Back in the bad old days New Zealand's economy was more regulated than East Germany's.  Almost all human activity was governed by permits.  One had to have a permit to visit a latrine.  Virtually every occupation was a registered trade.  To practise one had to have the requisite qualifications and a "practising certificate".  It was state sanctioned, and state enforced.  This grand system was ostensibly intended to protect the customer--which it may, or may not have done.  In reality (deliberately so) the permit and certificate system rather protected the jobs of the registrants, creating huge barriers to entry for others.

It was illegal to teach piano to a seven year old, unless one had a permit to do so and was suitably qualified and registered.  To be clear, we believe that registration as a suitably qualified and educated expert to perform a skilled service can be very helpful.  But in New Zealand's case, the multitude of registers were "official"--that is, state managed or endorsed.  It represented a strangle-hold of antiquated guild socialism.  Imagine living in a society where you could only get a job as a software programmer if you were state-registered as such.  But those were the bad old days. 


Now many occupations and trades have voluntary, open-market certification systems and registrations.  They place the responsibility upon the consumer to perform responsible due diligence upon applicants for jobs or to provide a service.  Someone hangs out a shingle as an accountant.  It is up to us, the potential purchasers of his or her accounting services, to do some basic due diligence on the qualifications and experience of the touting accountant.  An efficient quick check can be performed when we ascertain that the touting accountant is a registered member a professional association of accountants and we can confirm on-line what  professional practising standards apply for membership. 

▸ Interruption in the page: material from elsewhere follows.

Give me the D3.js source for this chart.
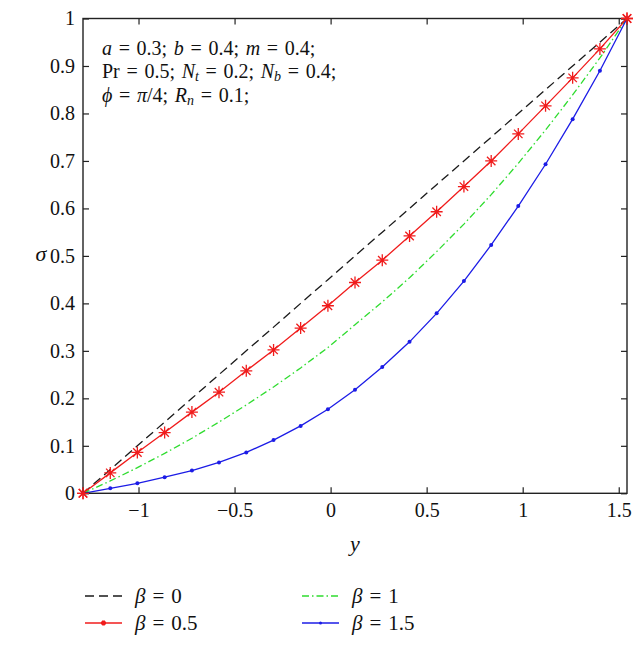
<!DOCTYPE html>
<html>
<head>
<meta charset="utf-8">
<script src="https://cdn.jsdelivr.net/npm/d3@7"></script>
<style>
  body { margin: 0; background: #fff; }
</style>
</head>
<body>
<div id="canvas"></div>
<script>
// sigma profiles across the channel for several beta values
const yPoints = [-1.289, -1.147, -1.006, -0.864, -0.722, -0.581, -0.439, -0.297, -0.156, -0.014,
  0.127, 0.269, 0.411, 0.552, 0.694, 0.836, 0.977, 1.119, 1.260, 1.402, 1.543]
const sigmaBeta0 = [0, 0.05, 0.10, 0.15, 0.20, 0.25, 0.30, 0.35, 0.40, 0.45,
  0.50, 0.55, 0.60, 0.65, 0.70, 0.75, 0.80, 0.85, 0.90, 0.95, 1]
const sigmaBeta05 = [0, 0.043, 0.086, 0.128, 0.171, 0.213, 0.258, 0.302, 0.348, 0.395,
  0.444, 0.491, 0.542, 0.593, 0.646, 0.700, 0.757, 0.816, 0.875, 0.936, 1]
const sigmaBeta1 = [0, 0.026, 0.054, 0.084, 0.116, 0.150, 0.186, 0.224, 0.264, 0.307,
  0.355, 0.403, 0.454, 0.509, 0.567, 0.629, 0.695, 0.765, 0.839, 0.917, 1]
const sigmaBeta15 = [0, 0.0105, 0.021, 0.034, 0.048, 0.065, 0.086, 0.112, 0.142, 0.177,
  0.218, 0.266, 0.319, 0.379, 0.447, 0.523, 0.605, 0.693, 0.788, 0.890, 1]

const xTicks = [-1, -0.5, 0, 0.5, 1, 1.5]
const xTickLabels = ['\u22121', '\u22120.5', '0', '0.5', '1', '1.5']
const yTicks = [0, 0.1, 0.2, 0.3, 0.4, 0.5, 0.6, 0.7, 0.8, 0.9, 1]
const yTickLabels = ['0', '0.1', '0.2', '0.3', '0.4', '0.5', '0.6', '0.7', '0.8', '0.9', '1']

const width = 643
const height = 649
const plotLeft = 83
const plotRight = 627
const plotTop = 18.5
const plotBottom = 493.3
const fontSize = 20
const serif = '"Liberation Serif"'
const sp = '\u2004' // a bit wider than a normal space, like math spacing

const series = [
  { label: '0', values: sigmaBeta0, color: '#1a1a1a', dash: '9,5', marker: 'none' },
  { label: '0.5', values: sigmaBeta05, color: '#f01c1c', dash: null, marker: 'star' },
  { label: '1', values: sigmaBeta1, color: '#2fdc2f', dash: '7,3,1.5,3', marker: 'none' },
  { label: '1.5', values: sigmaBeta15, color: '#1c1ce6', dash: null, marker: 'dot' }
]

const svg = d3.select('#canvas').append('svg')
  .attr('width', width)
  .attr('height', height)

const x = d3.scaleLinear().domain([yPoints[0], yPoints[yPoints.length - 1]]).range([plotLeft, plotRight])
const y = d3.scaleLinear().domain([0, 1]).range([plotBottom, plotTop])

const starPath = function (r) {
  const d = r * 0.7071
  return `M${-r},0H${r}M0,${-r}V${r}M${-d},${-d}L${d},${d}M${-d},${d}L${d},${-d}`
}

// curves
const line = d3.line()
  .x(d => x(d[0]))
  .y(d => y(d[1]))

series.forEach(s => {
  const pts = yPoints.map((v, i) => [v, s.values[i]])
  svg.append('path')
    .datum(pts)
    .attr('d', line)
    .attr('fill', 'none')
    .attr('stroke', s.color)
    .attr('stroke-width', 1.3)
    .attr('stroke-dasharray', s.dash)
  if (s.marker === 'star') {
    svg.selectAll(null).data(pts).enter().append('path')
      .attr('d', starPath(6))
      .attr('transform', d => `translate(${x(d[0])},${y(d[1])})`)
      .attr('stroke', s.color)
      .attr('stroke-width', 1.3)
      .attr('fill', 'none')
  } else if (s.marker === 'dot') {
    svg.selectAll(null).data(pts).enter().append('circle')
      .attr('cx', d => x(d[0]))
      .attr('cy', d => y(d[1]))
      .attr('r', 2)
      .attr('fill', s.color)
  }
})

// axes, ticks pointing inwards on every side
const tickLen = 6
const styleAxis = g => {
  g.select('.domain').remove()
  g.selectAll('.tick line').attr('stroke', '#222').attr('stroke-width', 1.2)
  g.selectAll('.tick text')
    .style('font-family', serif)
    .style('font-size', fontSize + 'px')
    .attr('fill', '#111')
}

svg.append('g')
  .attr('transform', `translate(0,${plotBottom})`)
  .call(d3.axisBottom(x).tickValues(xTicks).tickSize(-tickLen).tickPadding(10)
    .tickFormat((d, i) => xTickLabels[i]))
  .call(styleAxis)

svg.append('g')
  .attr('transform', `translate(0,${plotTop})`)
  .call(d3.axisTop(x).tickValues(xTicks).tickSize(-tickLen).tickFormat(''))
  .call(styleAxis)

svg.append('g')
  .attr('transform', `translate(${plotLeft},0)`)
  .call(d3.axisLeft(y).tickValues(yTicks).tickSize(-tickLen).tickPadding(8)
    .tickFormat((d, i) => yTickLabels[i]))
  .call(styleAxis)

svg.append('g')
  .attr('transform', `translate(${plotRight},0)`)
  .call(d3.axisRight(y).tickValues(yTicks).tickSize(-tickLen).tickFormat(''))
  .call(styleAxis)

svg.append('rect')
  .attr('x', plotLeft)
  .attr('y', plotTop)
  .attr('width', plotRight - plotLeft)
  .attr('height', plotBottom - plotTop)
  .attr('fill', 'none')
  .attr('stroke', '#222')
  .attr('stroke-width', 1.4)

// redraw the end markers on top of the frame
svg.selectAll(null).data([[yPoints[0], 0], [yPoints[yPoints.length - 1], 1]]).enter().append('path')
  .attr('d', starPath(6))
  .attr('transform', d => `translate(${x(d[0])},${y(d[1])})`)
  .attr('stroke', series[1].color)
  .attr('stroke-width', 1.3)
  .attr('fill', 'none')

// axis labels
svg.append('text')
  .attr('x', 355)
  .attr('y', 551)
  .attr('text-anchor', 'middle')
  .attr('fill', '#111')
  .style('font-family', serif)
  .style('font-size', '22px')
  .style('font-style', 'italic')
  .text('y')

svg.append('text')
  .attr('x', 41)
  .attr('y', 261)
  .attr('text-anchor', 'middle')
  .attr('fill', '#111')
  .style('font-family', serif)
  .style('font-size', '22px')
  .style('font-style', 'italic')
  .text('\u03c3')

// parameter box
const eq = sp + '=' + sp
const paramLines = [
  [['a', 'i'], [eq + '0.3;' + sp, ''], ['b', 'i'], [eq + '0.4;' + sp, ''], ['m', 'i'], [eq + '0.4;', '']],
  [['Pr' + eq + '0.5;' + sp, ''], ['N', 'i'], ['t', 's'], [eq + '0.2;' + sp, ''], ['N', 'i'], ['b', 's'], [eq + '0.4;', '']],
  [['\u03d5', 'i'], [eq, ''], ['\u03c0', 'i'], ['/4;' + sp, ''], ['R', 'i'], ['n', 's'], [eq + '0.1;', '']]
]
const paramBaselines = [55, 78, 102]

paramLines.forEach((parts, li) => {
  const t = svg.append('text')
    .attr('x', 102)
    .attr('y', paramBaselines[li])
    .attr('fill', '#111')
    .style('font-family', serif)
    .style('font-size', fontSize + 'px')
    .style('white-space', 'pre')
  parts.forEach((p, i) => {
    const span = t.append('tspan').text(p[0])
    if (p[1] === 'i') span.style('font-style', 'italic')
    if (p[1] === 's') {
      span.style('font-style', 'italic').style('font-size', '14px').attr('dy', 3)
    } else if (i > 0 && parts[i - 1][1] === 's') {
      span.attr('dy', -3)
    }
  })
})

// legend
const legendPos = [[85, 596], [85, 623], [302, 596], [302, 623]]
series.forEach((s, i) => {
  const lx = legendPos[i][0]
  const ly = legendPos[i][1]
  const g = svg.append('g')
  g.append('line')
    .attr('x1', lx)
    .attr('x2', lx + 37)
    .attr('y1', ly)
    .attr('y2', ly)
    .attr('stroke', s.color)
    .attr('stroke-width', 1.3)
    .attr('stroke-dasharray', s.dash)
  if (s.marker === 'star') {
    g.append('path')
      .attr('d', starPath(2.5))
      .attr('transform', `translate(${lx + 18.5},${ly})`)
      .attr('stroke', s.color)
      .attr('stroke-width', 2)
  } else if (s.marker === 'dot') {
    g.append('circle')
      .attr('cx', lx + 18.5)
      .attr('cy', ly)
      .attr('r', 1.5)
      .attr('fill', s.color)
  }
  const t = g.append('text')
    .attr('x', lx + 50)
    .attr('y', ly + 7)
    .attr('fill', '#111')
    .style('font-family', serif)
    .style('font-size', '21px')
    .style('white-space', 'pre')
  t.append('tspan').style('font-style', 'italic').text('\u03b2')
  t.append('tspan').text(eq + s.label)
})
</script>
</body>
</html>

Some professions remain in the hide-bound guild-socialism model.  School teaching is one.  Ostensibly, one cannot earn a living as a school teacher without being a registered teacher--and teacher registration is controlled by the government--which admittedly is somewhat appropriate since teaching, education, and schools are government monopolies.  But the monopolist grip is a stranglehold.  It is forcibly imposed even on private schools, which are restricted to employing state registered teachers.  The system is a hangover from our failed "Eastern European" economic experiment.

It's not surprising, then, that the system is failing (as state run commercial systems always tend to do).  There are just on 40,000 state registered teachers.  But it is reported there are over 5,000 non-state registered teachers active and illegally employed in New Zealand schools.  That represents just over one in ten.  Yet we confidently assert that those flying-under-the-official-radar teachers are likely doing a great job--at least as good as your average registered teacher.  The state teacher registration system is a vastly expensive, overrated, and unnecessary bureaucratic boondoggle.  Even within the monopolistic state education system it is failing and without relevance.

But it gets worse.  All guild socialist employment systems were designed to protect those within the guild from outside competition.  Other suppliers of the guild's service were shut out.  It was an early version of closed shop socialism.  The best teachers in the world are those who know their subject thoroughly and are enthusiastic and passionate about it.  Many of those who are thus qualified will never bother to become registered teachers because they cannot be bothered with the arcane, antediluvian socialism the profession  represents.  They care too much about engineering, the law, literature, language--and so forth--to spend time complying with irrelevant educational qualifications and undergoing state registration.

All power to the 5,000 unregistered teachers who are teaching in our state monopolistic schools.   They are a beacon to a better educational future.  They testify to the irrelevance and inappropriateness of the present government monopoly and its guild socialism.  If teaching were a respected profession, it would be regarded as able to self-regulate.  The fact that teacher registration is just one more facet of a government imposed monopoly evidences most clearly the general disrespect in which teachers are held in New Zealand.

Sadly traces of our Eastern European workers' paradise still linger.